### AIM
Give an exact copy of every line, leaving images out.

### SOURCE EXCERPT
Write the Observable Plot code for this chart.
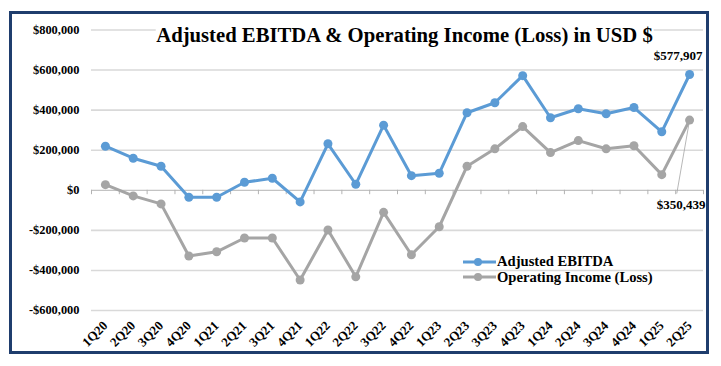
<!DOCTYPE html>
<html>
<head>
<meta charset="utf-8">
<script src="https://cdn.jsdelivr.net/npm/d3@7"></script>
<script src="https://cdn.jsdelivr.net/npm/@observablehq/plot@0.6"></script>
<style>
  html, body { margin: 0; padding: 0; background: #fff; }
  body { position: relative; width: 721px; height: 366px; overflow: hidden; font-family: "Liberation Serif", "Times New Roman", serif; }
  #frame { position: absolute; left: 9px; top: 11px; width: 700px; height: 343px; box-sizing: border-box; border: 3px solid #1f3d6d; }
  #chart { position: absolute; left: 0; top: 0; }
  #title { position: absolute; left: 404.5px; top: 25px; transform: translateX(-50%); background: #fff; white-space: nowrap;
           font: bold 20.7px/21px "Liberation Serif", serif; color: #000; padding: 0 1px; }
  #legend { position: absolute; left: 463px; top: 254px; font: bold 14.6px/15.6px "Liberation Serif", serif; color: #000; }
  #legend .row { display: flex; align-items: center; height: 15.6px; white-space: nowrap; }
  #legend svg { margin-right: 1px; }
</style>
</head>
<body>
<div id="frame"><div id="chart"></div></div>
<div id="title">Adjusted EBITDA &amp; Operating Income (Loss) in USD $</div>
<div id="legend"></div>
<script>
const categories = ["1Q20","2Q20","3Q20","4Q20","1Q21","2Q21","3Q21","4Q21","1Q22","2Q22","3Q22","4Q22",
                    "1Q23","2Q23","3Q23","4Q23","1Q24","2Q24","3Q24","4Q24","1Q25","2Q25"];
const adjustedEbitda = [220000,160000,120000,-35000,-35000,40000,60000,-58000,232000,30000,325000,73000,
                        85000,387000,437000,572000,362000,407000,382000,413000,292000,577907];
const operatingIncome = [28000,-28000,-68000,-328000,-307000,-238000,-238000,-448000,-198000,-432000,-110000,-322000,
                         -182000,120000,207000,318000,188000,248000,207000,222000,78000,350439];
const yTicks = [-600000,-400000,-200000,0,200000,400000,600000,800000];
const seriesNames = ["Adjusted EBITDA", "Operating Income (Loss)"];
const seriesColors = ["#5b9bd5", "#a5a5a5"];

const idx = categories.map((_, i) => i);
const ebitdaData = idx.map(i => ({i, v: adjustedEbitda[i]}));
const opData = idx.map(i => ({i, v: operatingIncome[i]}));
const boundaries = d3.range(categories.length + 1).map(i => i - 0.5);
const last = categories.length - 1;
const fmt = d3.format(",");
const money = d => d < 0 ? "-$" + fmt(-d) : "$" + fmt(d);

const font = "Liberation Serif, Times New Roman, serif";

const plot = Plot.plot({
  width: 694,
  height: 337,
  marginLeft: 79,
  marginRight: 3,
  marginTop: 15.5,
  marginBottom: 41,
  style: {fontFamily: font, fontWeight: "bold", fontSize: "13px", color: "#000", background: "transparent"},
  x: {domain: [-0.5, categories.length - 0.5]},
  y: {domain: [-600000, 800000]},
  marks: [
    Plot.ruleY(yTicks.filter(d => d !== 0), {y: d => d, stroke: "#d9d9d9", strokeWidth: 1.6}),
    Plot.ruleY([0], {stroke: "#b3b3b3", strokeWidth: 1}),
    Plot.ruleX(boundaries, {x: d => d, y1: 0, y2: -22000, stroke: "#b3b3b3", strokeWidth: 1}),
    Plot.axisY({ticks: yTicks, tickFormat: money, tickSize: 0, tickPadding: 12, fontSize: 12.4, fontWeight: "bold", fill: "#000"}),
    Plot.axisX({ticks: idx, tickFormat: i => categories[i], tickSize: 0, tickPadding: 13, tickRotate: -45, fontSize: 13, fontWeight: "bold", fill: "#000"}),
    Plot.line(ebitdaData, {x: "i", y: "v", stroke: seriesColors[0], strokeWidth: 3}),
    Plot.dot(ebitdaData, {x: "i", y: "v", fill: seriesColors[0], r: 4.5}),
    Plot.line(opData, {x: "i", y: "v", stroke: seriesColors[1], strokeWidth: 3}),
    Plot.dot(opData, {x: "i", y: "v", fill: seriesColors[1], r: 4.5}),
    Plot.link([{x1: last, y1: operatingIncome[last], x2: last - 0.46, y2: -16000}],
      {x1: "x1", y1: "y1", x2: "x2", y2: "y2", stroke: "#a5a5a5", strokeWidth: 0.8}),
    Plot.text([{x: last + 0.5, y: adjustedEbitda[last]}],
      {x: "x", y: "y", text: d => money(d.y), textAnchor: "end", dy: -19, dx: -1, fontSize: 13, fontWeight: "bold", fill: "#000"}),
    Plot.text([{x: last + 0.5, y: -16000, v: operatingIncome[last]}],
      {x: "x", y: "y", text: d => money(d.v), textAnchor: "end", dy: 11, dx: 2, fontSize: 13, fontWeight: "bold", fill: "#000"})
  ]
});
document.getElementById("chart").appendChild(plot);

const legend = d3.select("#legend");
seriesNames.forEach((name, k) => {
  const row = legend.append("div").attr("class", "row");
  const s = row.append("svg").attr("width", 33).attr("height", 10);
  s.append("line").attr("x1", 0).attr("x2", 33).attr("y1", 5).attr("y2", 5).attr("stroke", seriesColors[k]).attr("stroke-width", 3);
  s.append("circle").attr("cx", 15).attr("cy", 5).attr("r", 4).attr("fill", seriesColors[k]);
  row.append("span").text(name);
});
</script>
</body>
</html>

### EXERCISE ANSWER
Write the Observable Plot code for this chart.
<!DOCTYPE html>
<html>
<head>
<meta charset="utf-8">
<script src="https://cdn.jsdelivr.net/npm/d3@7"></script>
<script src="https://cdn.jsdelivr.net/npm/@observablehq/plot@0.6"></script>
<style>
  html, body { margin: 0; padding: 0; background: #fff; }
  body { position: relative; width: 721px; height: 366px; overflow: hidden; font-family: "Liberation Serif", "Times New Roman", serif; }
  #frame { position: absolute; left: 9px; top: 11px; width: 700px; height: 343px; box-sizing: border-box; border: 3px solid #1f3d6d; }
  #chart { position: absolute; left: 0; top: 0; }
  #title { position: absolute; left: 404.5px; top: 25px; transform: translateX(-50%); background: #fff; white-space: nowrap;
           font: bold 20.7px/21px "Liberation Serif", serif; color: #000; padding: 0 1px; }
  #legend { position: absolute; left: 463px; top: 254px; font: bold 14.6px/15.6px "Liberation Serif", serif; color: #000; }
  #legend .row { display: flex; align-items: center; height: 15.6px; white-space: nowrap; }
  #legend svg { margin-right: 1px; }
</style>
</head>
<body>
<div id="frame"><div id="chart"></div></div>
<div id="title">Adjusted EBITDA &amp; Operating Income (Loss) in USD $</div>
<div id="legend"></div>
<script>
const categories = ["1Q20","2Q20","3Q20","4Q20","1Q21","2Q21","3Q21","4Q21","1Q22","2Q22","3Q22","4Q22",
                    "1Q23","2Q23","3Q23","4Q23","1Q24","2Q24","3Q24","4Q24","1Q25","2Q25"];
const adjustedEbitda = [220000,160000,120000,-35000,-35000,40000,60000,-58000,232000,30000,325000,73000,
                        85000,387000,437000,572000,362000,407000,382000,413000,292000,577907];
const operatingIncome = [28000,-28000,-68000,-328000,-307000,-238000,-238000,-448000,-198000,-432000,-110000,-322000,
                         -182000,120000,207000,318000,188000,248000,207000,222000,78000,350439];
const yTicks = [-600000,-400000,-200000,0,200000,400000,600000,800000];
const seriesNames = ["Adjusted EBITDA", "Operating Income (Loss)"];
const seriesColors = ["#5b9bd5", "#a5a5a5"];

const idx = categories.map((_, i) => i);
const ebitdaData = idx.map(i => ({i, v: adjustedEbitda[i]}));
const opData = idx.map(i => ({i, v: operatingIncome[i]}));
const boundaries = d3.range(categories.length + 1).map(i => i - 0.5);
const last = categories.length - 1;
const fmt = d3.format(",");
const money = d => d < 0 ? "-$" + fmt(-d) : "$" + fmt(d);

const font = "Liberation Serif, Times New Roman, serif";

const plot = Plot.plot({
  width: 694,
  height: 337,
  marginLeft: 79,
  marginRight: 3,
  marginTop: 15.5,
  marginBottom: 41,
  style: {fontFamily: font, fontWeight: "bold", fontSize: "13px", color: "#000", background: "transparent"},
  x: {domain: [-0.5, categories.length - 0.5]},
  y: {domain: [-600000, 800000]},
  marks: [
    Plot.ruleY(yTicks.filter(d => d !== 0), {y: d => d, stroke: "#d9d9d9", strokeWidth: 1.6}),
    Plot.ruleY([0], {stroke: "#b3b3b3", strokeWidth: 1}),
    Plot.ruleX(boundaries, {x: d => d, y1: 0, y2: -22000, stroke: "#b3b3b3", strokeWidth: 1}),
    Plot.axisY({ticks: yTicks, tickFormat: money, tickSize: 0, tickPadding: 12, fontSize: 12.4, fontWeight: "bold", fill: "#000"}),
    Plot.axisX({ticks: idx, tickFormat: i => categories[i], tickSize: 0, tickPadding: 13, tickRotate: -45, fontSize: 13, fontWeight: "bold", fill: "#000"}),
    Plot.line(ebitdaData, {x: "i", y: "v", stroke: seriesColors[0], strokeWidth: 3}),
    Plot.dot(ebitdaData, {x: "i", y: "v", fill: seriesColors[0], r: 4.5}),
    Plot.line(opData, {x: "i", y: "v", stroke: seriesColors[1], strokeWidth: 3}),
    Plot.dot(opData, {x: "i", y: "v", fill: seriesColors[1], r: 4.5}),
    Plot.link([{x1: last, y1: operatingIncome[last], x2: last - 0.46, y2: -16000}],
      {x1: "x1", y1: "y1", x2: "x2", y2: "y2", stroke: "#a5a5a5", strokeWidth: 0.8}),
    Plot.text([{x: last + 0.5, y: adjustedEbitda[last]}],
      {x: "x", y: "y", text: d => money(d.y), textAnchor: "end", dy: -19, dx: -1, fontSize: 13, fontWeight: "bold", fill: "#000"}),
    Plot.text([{x: last + 0.5, y: -16000, v: operatingIncome[last]}],
      {x: "x", y: "y", text: d => money(d.v), textAnchor: "end", dy: 11, dx: 2, fontSize: 13, fontWeight: "bold", fill: "#000"})
  ]
});
document.getElementById("chart").appendChild(plot);

const legend = d3.select("#legend");
seriesNames.forEach((name, k) => {
  const row = legend.append("div").attr("class", "row");
  const s = row.append("svg").attr("width", 33).attr("height", 10);
  s.append("line").attr("x1", 0).attr("x2", 33).attr("y1", 5).attr("y2", 5).attr("stroke", seriesColors[k]).attr("stroke-width", 3);
  s.append("circle").attr("cx", 15).attr("cy", 5).attr("r", 4).attr("fill", seriesColors[k]);
  row.append("span").text(name);
});
</script>
</body>
</html>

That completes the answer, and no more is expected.